(TASK GOAL)
Retype only what runs from the first line of the listing to the line holding "y_ticks = [0, 5, 10, 15, 20]", both included. Do not retype the pictures.
↓↓↓
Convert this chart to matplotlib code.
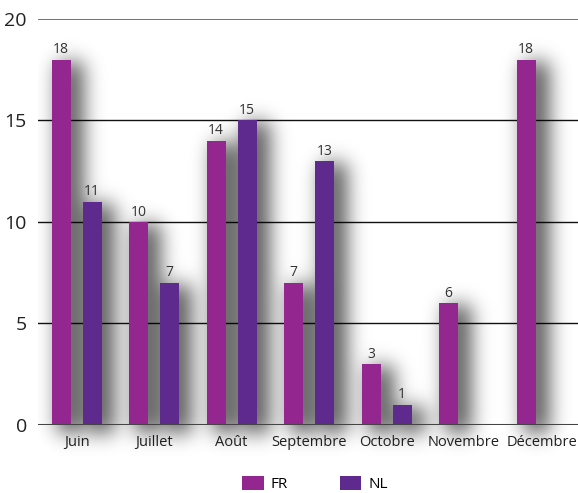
import matplotlib
matplotlib.use("Agg")
import matplotlib.pyplot as plt
import numpy as np
from matplotlib.patches import Patch

categories = ["Juin", "Juillet", "Août", "Septembre", "Octobre", "Novembre", "Décembre"]
fr_values = [18, 10, 14, 7, 3, 6, 18]
nl_values = [11, 7, 15, 13, 1, None, None]
series_names = ["FR", "NL"]
y_ticks = [0, 5, 10, 15, 20]

fr_color = "#93278F"
nl_color = "#5F2A8D"

plt.rcParams['font.family'] = ['Open Sans', 'DejaVu Sans']

fig = plt.figure(figsize=(5.78, 4.93), dpi=100)
ax = fig.add_axes([0.0657, 0.138, 0.9343, 0.8235])

x = np.arange(len(categories))
w = 0.245
off = 0.2
xlim = (-0.5, 6.47)
ylim = (0, 20)
px_x = (xlim[1] - xlim[0]) / 540.0
px_y = (ylim[1] - ylim[0]) / 406.0

# soft drop shadow (gaussian blur of offset bar rectangles)
sx0, sx1 = xlim[0], xlim[1]
sy0, sy1 = -35 * px_y, ylim[1] + 10 * px_y
nx = int(round((sx1 - sx0) / px_x))
ny = int(round((sy1 - sy0) / px_y))
gx = sx0 + (np.arange(nx) + 0.5) * px_x
gy = sy0 + (np.arange(ny) + 0.5) * px_y
GX, GY = np.meshgrid(gx, gy)
mask = np.zeros_like(GX)
dx, dy, grow = 9 * px_x, 2 * px_y, 3 * px_x
for i in range(len(categories)):
    for v, xc in ((fr_values[i], x[i] - off), (nl_values[i], x[i] + off)):
        if v is None:
            continue
        m = ((GX >= xc - w / 2 + dx - grow) & (GX <= xc + w / 2 + dx + grow) &
             (GY >= -8 * px_y) & (GY <= v - dy))
        mask[m] = 1.0
sig = 10.0
kr = np.arange(-35, 36)
k = np.exp(-kr ** 2 / (2 * sig ** 2))
k /= k.sum()
blur = np.apply_along_axis(lambda r: np.convolve(r, k, mode="same"), 1, mask)
blur = np.apply_along_axis(lambda c: np.convolve(c, k, mode="same"), 0, blur)
rgba = np.zeros((ny, nx, 4))
rgba[..., 3] = np.clip(blur * 0.68, 0, 1)
ax.imshow(rgba, extent=(sx0, sx1, sy0, sy1), origin="lower", aspect="auto",
          zorder=2.5, interpolation="bilinear", clip_on=False)

fr_h = [v if v is not None else np.nan for v in fr_values]
nl_h = [v if v is not None else np.nan for v in nl_values]
ax.bar(x - off, fr_h, width=w, color=fr_color, zorder=3, linewidth=0)
ax.bar(x + off, nl_h, width=w, color=nl_color, zorder=3, linewidth=0)

for i in range(len(categories)):
    for v, xc in ((fr_values[i], x[i] - off), (nl_values[i], x[i] + off)):
        if v is not None:
            ax.text(xc, v + 0.12, str(v), ha="center", va="bottom",
                    fontsize=10, color="#333333", zorder=5)

for t in y_ticks[1:-1]:
    ax.axhline(t, color="#111111", linewidth=1.0, zorder=2)
ax.axhline(20, color="#666666", linewidth=1.3, zorder=2)
ax.axhline(0, color="#444444", linewidth=2.2, zorder=4)

ax.set_xlim(*xlim)
ax.set_ylim(*ylim)
ax.set_yticks(y_ticks)
ax.set_yticklabels([str(t) for t in y_ticks], fontsize=14, color="#222222")
ax.set_xticks(x)
ax.set_xticklabels(categories, fontsize=10.5, color="#222222")
ax.tick_params(axis="both", length=0)
ax.tick_params(axis="y", pad=8)
ax.tick_params(axis="x", pad=7)
for s in ax.spines.values():
    s.set_visible(False)

handles = [Patch(facecolor=fr_color, label=series_names[0]),
           Patch(facecolor=nl_color, label=series_names[1])]
fig.legend(handles=handles, loc="center", bbox_to_anchor=(0.545, 0.018), ncol=2,
           frameon=False, fontsize=11, handlelength=1.4, handleheight=1.0,
           columnspacing=3.4, handletextpad=0.45, borderaxespad=0, borderpad=0)

fig.savefig("out.png", dpi=100)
↑↑↑
(RESPONSE TO THE EXERCISE)
Convert this chart to matplotlib code.
import matplotlib
matplotlib.use("Agg")
import matplotlib.pyplot as plt
import numpy as np
from matplotlib.patches import Patch

categories = ["Juin", "Juillet", "Août", "Septembre", "Octobre", "Novembre", "Décembre"]
fr_values = [18, 10, 14, 7, 3, 6, 18]
nl_values = [11, 7, 15, 13, 1, None, None]
series_names = ["FR", "NL"]
y_ticks = [0, 5, 10, 15, 20]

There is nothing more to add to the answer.